For further information including eligibility, please see IRS Notice 2022-55.
|Account / Contribution Type||Contribution Deadline||Year||Contribution Limit||Catch-up (50 years+) Contribution Limit|
|Traditional & Roth IRA contribution||April 15*||2021||$6,000||$1,000|
|SEP IRA contribution||SEP contributions must be made by the tax-filing deadline, which is the last day of the company's fiscal year. (All SEP contributions are reported in the year during which contributions were made).||2021||$58,000**||N/A|
|Solo(k) employee deferral contribution||The deadline for having a deferral contribution taken is the Employer tax filing deadline plus any extensions. The deposit deadline of such contribution is determined by DOL and IRS regulations.||2021||$19,500****||$6,500|
|SIMPLE IRA contribution||Employer must contribute deferrals within 30 days after the end of the month when the employee would have received them in cash.||2021||$13,500||$3,000|
|Coverdell ESA contribution||April 15*||2021||$2,000||N/A|
*With certain exceptions for weekends and holidays, April 15 is normally the deadline for filing your federal income tax is also the deadline to make your final Traditional IRA and Roth IRA contributions. Tax-filing extensions do not apply to traditional IRA or Roth IRA contributions.

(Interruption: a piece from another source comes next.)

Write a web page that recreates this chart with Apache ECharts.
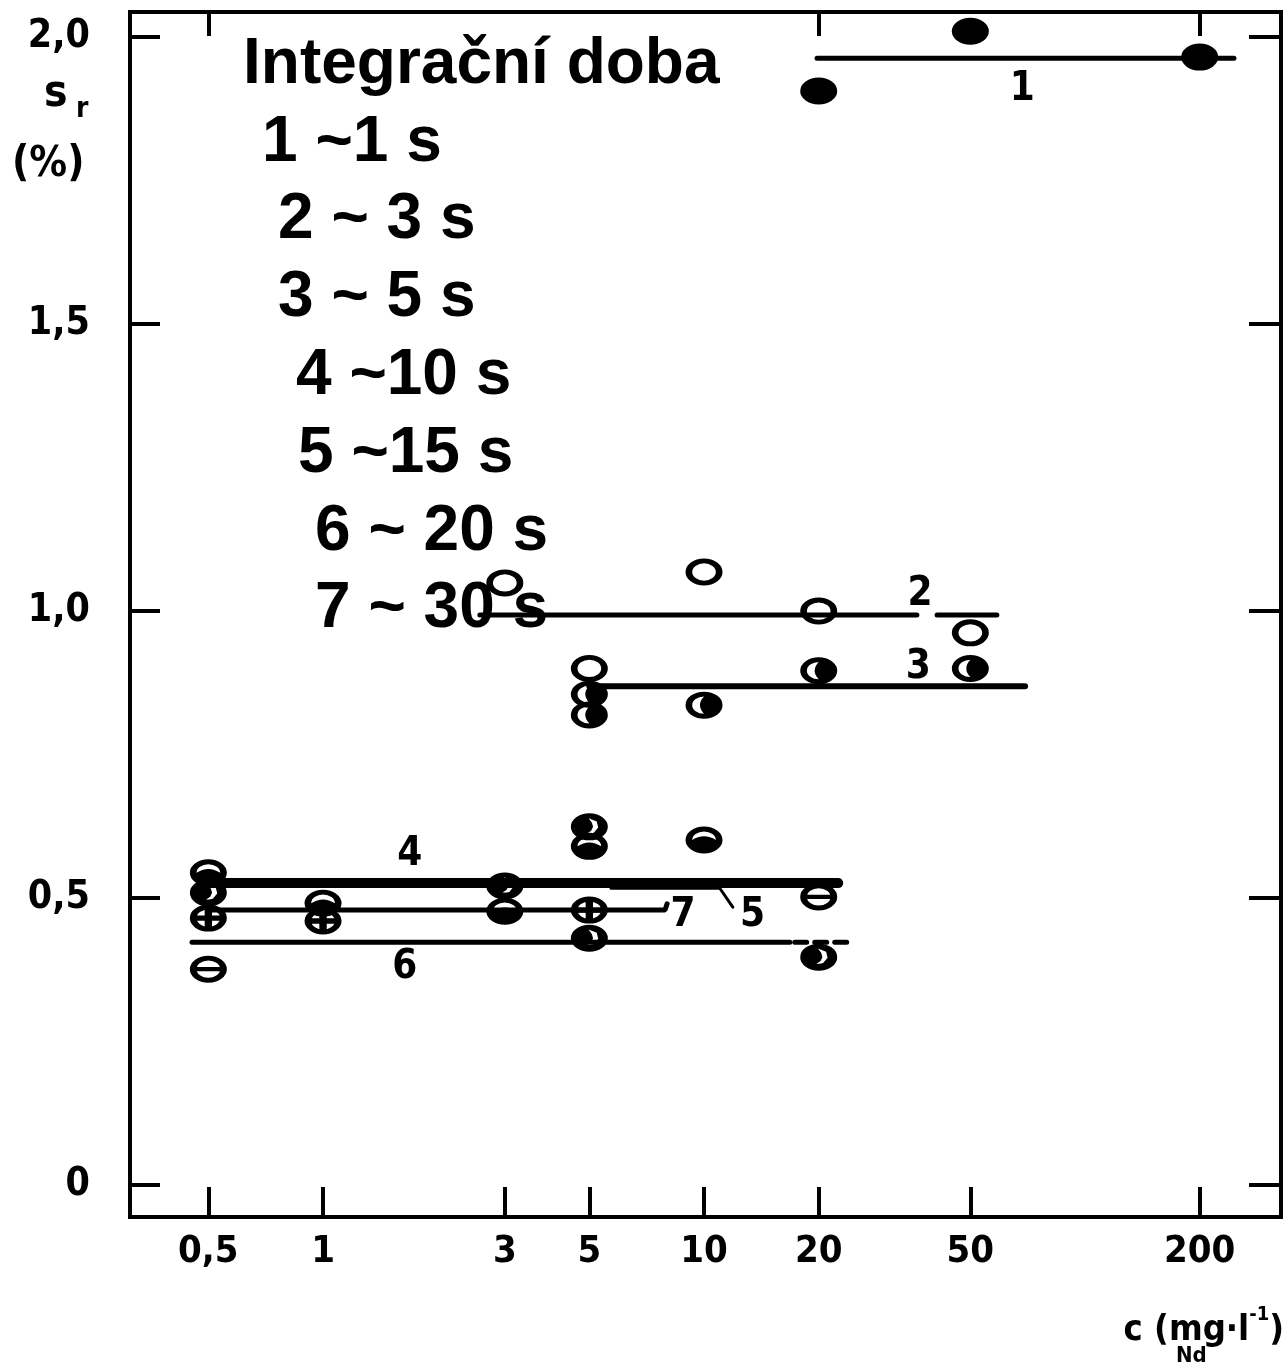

**Lesser of $61,000 in 2022 ($58,000 for 2021) or 25% of compensation up to compensation limit of $305,000 in 2022 ($290,000 for 2021). All SEP contributions are reported during the year in which contributions are made.
***Lesser of $66,000 or 25% of compensation up to compensation limit of $330,000. All SEP contributions are reported during the year in which contributions are made.
****Total Employer and Employee contributions may not exceed $66,000 for 2023. For more information, including prior year total limits, see the IRS website page on one-participant 401(k) plans.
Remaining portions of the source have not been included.